Obviously this is something that’s been bothering me for a longer time than just a few weeks. As a missionary in western Argentina, I was dismayed to find that only a few good LDS library mainstays had been translated into Spanish. There was a young couple my companion and I got quite close to in our ward–buena gente, we would have told you, both of them well-educated and both of them returned missionaries, struggling along in the way a lot of young families do, finding that the gospel they had taught to other people wasn’t working as well in their own lives as they had hoped it would. They were both going through a crisis of faith, right in the middle of babies and diapers and trying to get career footholds in a country that was headed pell-mell for a huge financial crisis. The mother, Alejandra, told us one day, “It’s just so hard to be everything that everyone needs me to be. Something’s got to go.”

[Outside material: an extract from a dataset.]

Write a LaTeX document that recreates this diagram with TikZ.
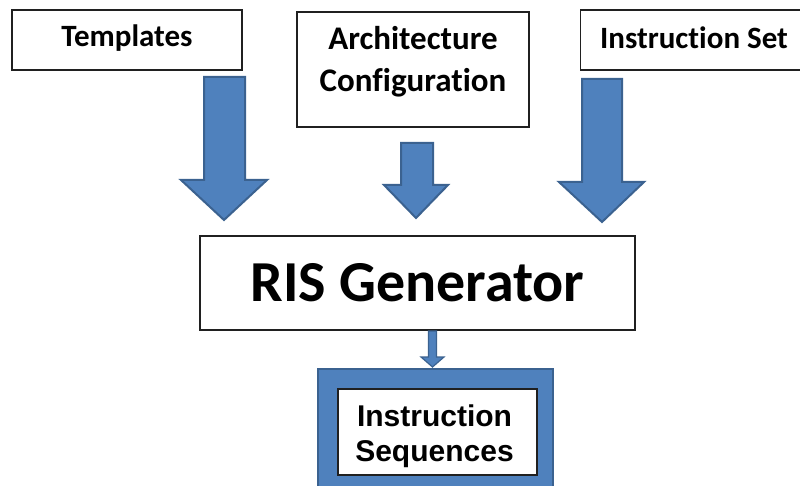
\documentclass[tikz,border=0pt]{standalone}
\usepackage{fontspec}
\newfontfamily\boxfont{Carlito}[BoldFont={Carlito Bold}, Ligatures={NoCommon}]
\newfontfamily\seqfont{Liberation Sans}
\definecolor{arrowblue}{HTML}{4F81BD}
\definecolor{arrowedge}{HTML}{3B6290}
\definecolor{boxedge}{HTML}{202020}
\tikzset{
  inbox/.style={draw=boxedge, line width=1.2pt, fill=white, inner sep=0pt, align=center},
  blockarrow/.style={fill=arrowblue, draw=arrowedge, line width=2pt, line join=miter},
  toplabel/.style={font=\boxfont\bfseries\fontsize{31}{40}\selectfont, align=center},
}
\begin{document}
\begin{tikzpicture}[x=1pt, y=-1pt]
  \clip (0,0) rectangle (800,486);
  \fill[white] (0,0) rectangle (800,486);

  % input boxes
  \node[inbox, minimum width=230pt, minimum height=60pt] (tpl) at (127,40) {};
  \node[toplabel] at (127,38) {Templates};
  \node[inbox, minimum width=232pt, minimum height=115pt] (arch) at (413,69.5) {};
  \node[toplabel, font=\boxfont\bfseries\fontsize{33}{42}\selectfont] at (413,62) {Architecture\\Configuration};
  \node[inbox, minimum width=240pt, minimum height=60pt, anchor=west] (iset) at (580,40) {};
  \node[toplabel] at (694,38) {Instruction Set};

  % generator
  \node[inbox, minimum width=435pt, minimum height=94pt, font=\boxfont\bfseries\fontsize{58}{60}\selectfont]
    (ris) at (417.5,283) {RIS Generator};

  % output frame
  \fill[arrowblue, draw=arrowedge, line width=2pt] (318,369) rectangle (553,500);
  \draw[arrowedge!80!black, line width=2.5pt] (338,389) rectangle (537,475);
  \node[inbox, minimum width=199pt, minimum height=86pt] (seq) at (437.5,432) {};
  \begin{scope}
    \clip (338,389) rectangle (537,475);
    \node[font=\seqfont\bfseries\fontsize{30}{35}\selectfont, align=center]
      at (434.5,436) {Instruction\\Sequences};
  \end{scope}
  \draw[boxedge, line width=1.2pt] (338,389) rectangle (537,475);

  % block arrows feeding the generator
  \draw[blockarrow] (204,77) -- (245,77) -- (245,180) -- (267,180) -- (224,220)
    -- (181,180) -- (204,180) -- cycle;
  \draw[blockarrow] (401,143) -- (433,143) -- (433,185) -- (448,185) -- (416,218)
    -- (384,185) -- (401,185) -- cycle;
  \draw[blockarrow] (582,79) -- (622,79) -- (622,182) -- (644,182) -- (602,222)
    -- (559,182) -- (582,182) -- cycle;
  % generator to output
  \draw[blockarrow, line width=1.2pt] (428.5,331) -- (436.5,331) -- (436.5,357) -- (444,357)
    -- (432.5,367) -- (421,357) -- (428.5,357) -- cycle;
\end{tikzpicture}
\end{document}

I had a copy of Chieko Okazaki’s Lighten Up! that had a few essays she needed to read. Because that’s Mormon sisterhood in a nutshell: an elderly Japanese-American woman raised in Hawaii helping a young mother in South America. But as far as we could figure out, it wasn’t available in Spanish. And this was 1995, so it wasn’t even an issue of finding a few of the right conference talks on the LDS.org page.
So I spent my study time and lunch time for the next month trying to translate one chapter for her. Chapter 2, the one titled “Principles and Practices.” It’s about making Relief Society work for individual sisters, and about making Church programs work for families that have different backgrounds and different needs.
You know what? Translating is hard. It’s a good kind of hard, but it’s hard.
As my Chilean mission president said, over and over: “Las cosas fáciles no valen.”
We have a wonderful Mormon feminist community here. But as it is, this is only available to the approximately fifty percent of Church members who speak English.
As Chieko wrote in that chapter I worked so hard to translate, “You can’t have harmony in music if everybody is singing in unison. . . . We need all the parts.”
Know what? There’s another large Mormon population that speaks Spanish. Another twenty-five percent, in fact–about three and a half million people. Many of them are in our communities, members of our stakes or of language-divided stakes. Many of them are beloved friends and former companions that we met as missionaries. I want my friend Mónica to be part of the conversation about being a single woman in the Church, because she’s found a way to make it work for her that could help someone else. I want my friend Patricia to be part of the conversation about leadership, and priesthood, and the role of women in the modern Church, because her marriage is one of the most equal I’ve ever seen. I want Alejandra to know that other active LDS women struggle with too many demands on their time and patience.
What would it take to extend the Mormon feminist community to a worldwide church? Is there a way to enlarge the tent?